App Store Europe: They Do Things Differently
Posted 09/28/2009 at 9:29pm
| by J Keirn-Swanson
While Google Voice is nowhere to be found on the iPhone and apps that made use of the service were killed, Apple claims and AT&T claims that nobody did nothing wrong and no one's to blame.
When UK mobile carrier O2 denied being behind the hangup of an app that found cheaper alternative landline numbers, the 0870 app, mysteriously bogged down at the App Store for over a year, suddenly found itself available. Fancy that.
What 0870 does is lets you enter an 08* number and scans a database until it either outputs a 01* or 02* number or does not. The 08 designates a pay number which costs the dialer an additional 35 pence per minute to call (on top of your paid for minutes), while the 01 or 02 designates a free to call number for the same location.
This
free to download app (not available in the US, for obvious reasons) languished in the App Store for 429 days while owners of the Google Android model phone have had it all that time. When developer
Simon Maddox complained to O2, he was told they had no problem with the app at all.
When Maddox contacted Apple, he claims an unnamed source inside the company told him: "I was told that... they [O2] had an issue with this." Maddox further claims his source got back to him around a week later to tell them that no one at the carrier "nor anyone at BT [another British carrier], would be happy about this service."

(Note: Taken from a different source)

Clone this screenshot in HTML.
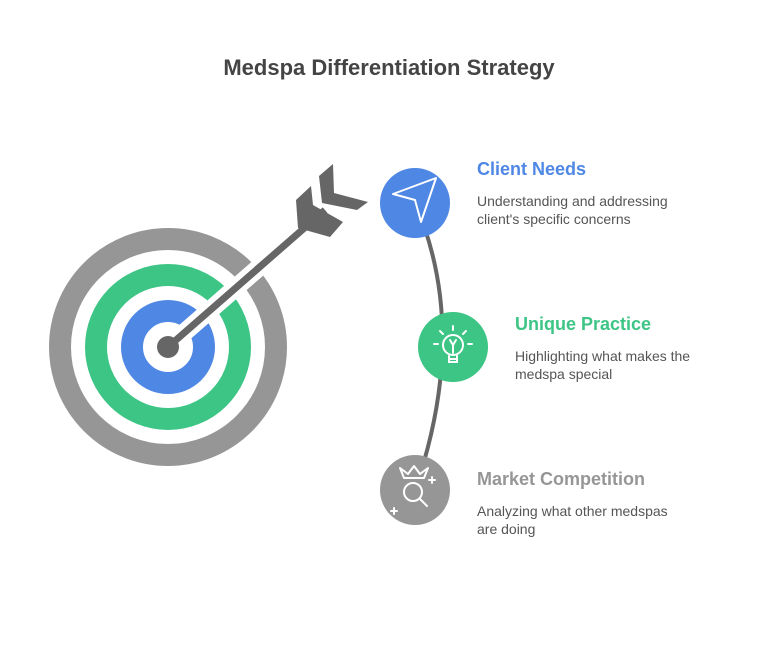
<!DOCTYPE html>
<html><head><meta charset="utf-8"><style>
body{margin:0;background:#fff;width:778px;height:640px;overflow:hidden;font-family:"Liberation Sans",sans-serif}
</style></head><body>
<svg width="778" height="640" viewBox="0 0 778 640" xmlns="http://www.w3.org/2000/svg" font-family="Liberation Sans, sans-serif">
<text x="389" y="75" text-anchor="middle" font-size="22" font-weight="bold" fill="#444">Medspa Differentiation Strategy</text>
<circle cx="168" cy="347" r="108" fill="none" stroke="#969696" stroke-width="22"/>
<circle cx="168" cy="347" r="72" fill="none" stroke="#3dc585" stroke-width="22"/>
<circle cx="168" cy="347" r="36" fill="none" stroke="#4e87e4" stroke-width="22"/>
<line x1="178" y1="338" x2="295" y2="236" stroke="#fff" stroke-width="18"/>
<line x1="168" y1="347" x2="325" y2="210" stroke="#666" stroke-width="7"/>
<circle cx="168" cy="347" r="11" fill="#666"/>
<polygon points="296,200 311,186 313,205 343,222 330,237 298,228" fill="#666"/>
<polygon points="319,176 333,164 334,193 368,202 357,210 322,203" fill="#666"/>
<line x1="323" y1="203" x2="343" y2="222" stroke="#fff" stroke-width="0"/>
<path d="M415,203 Q470,330 415,490" fill="none" stroke="#666" stroke-width="4"/>
<circle cx="415" cy="203" r="35" fill="#4e87e4"/>
<path d="M393,194 L436,178 L421,222 L415,200 Z" fill="none" stroke="#fff" stroke-width="2" stroke-linejoin="round"/>
<circle cx="453" cy="347" r="35" fill="#3dc585"/>
<g stroke="#fff" stroke-width="2" fill="none" stroke-linecap="round">
<circle cx="453" cy="345" r="10"/><path d="M449,356v6h8v-6M449,359h8M450,340l3,5 3,-5M453,345v8"/>
<path d="M453,326v4M440,331l3,3M466,331l-3,3M434,344h4M468,344h4"/>
</g>
<circle cx="415" cy="490" r="35" fill="#969696"/>
<g stroke="#fff" stroke-width="2" fill="none" stroke-linecap="round" stroke-linejoin="round">
<path d="M400,468l4,10h20l4,-10-8,6-6,-8-6,8z"/><circle cx="413" cy="492" r="9"/><path d="M420,499l7,7M432,477v6M429,480h6M394,508v6M391,511h6"/>
</g>
<text x="477" y="175" font-size="18" font-weight="bold" fill="#4e87e4">Client Needs</text>
<text x="477" y="206" font-size="14" fill="#555">Understanding and addressing</text>
<text x="477" y="224" font-size="14" fill="#555">client's specific concerns</text>
<text x="515" y="330" font-size="18" font-weight="bold" fill="#3dc585">Unique Practice</text>
<text x="515" y="361" font-size="14" fill="#555">Highlighting what makes the</text>
<text x="515" y="379" font-size="14" fill="#555">medspa special</text>
<text x="477" y="485" font-size="18" font-weight="bold" fill="#969696">Market Competition</text>
<text x="477" y="516" font-size="14" fill="#555">Analyzing what other medspas</text>
<text x="477" y="534" font-size="14" fill="#555">are doing</text>
</svg>
</body></html>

The developer goes on to say that he was prepared to release the app for jailbroken iPhones, and that he had some back and forth with O2, but that "within hours" of O2 releasing a statement to the Guardian Technology saying "We... confirmed within two days of the initial contact that we would not have a problem" the app was approved and in the store.
One wonders what kind of stranglehold American carriers such as AT&T must have when Google, one of the largest digital companies in existence, with an app that actually still requires users to use their cell minutes, can't catch a break, but one guy with an app that demonstrably takes money out of the UK carriers' pockets can. It doesn't look good from where we sit, that's for certain.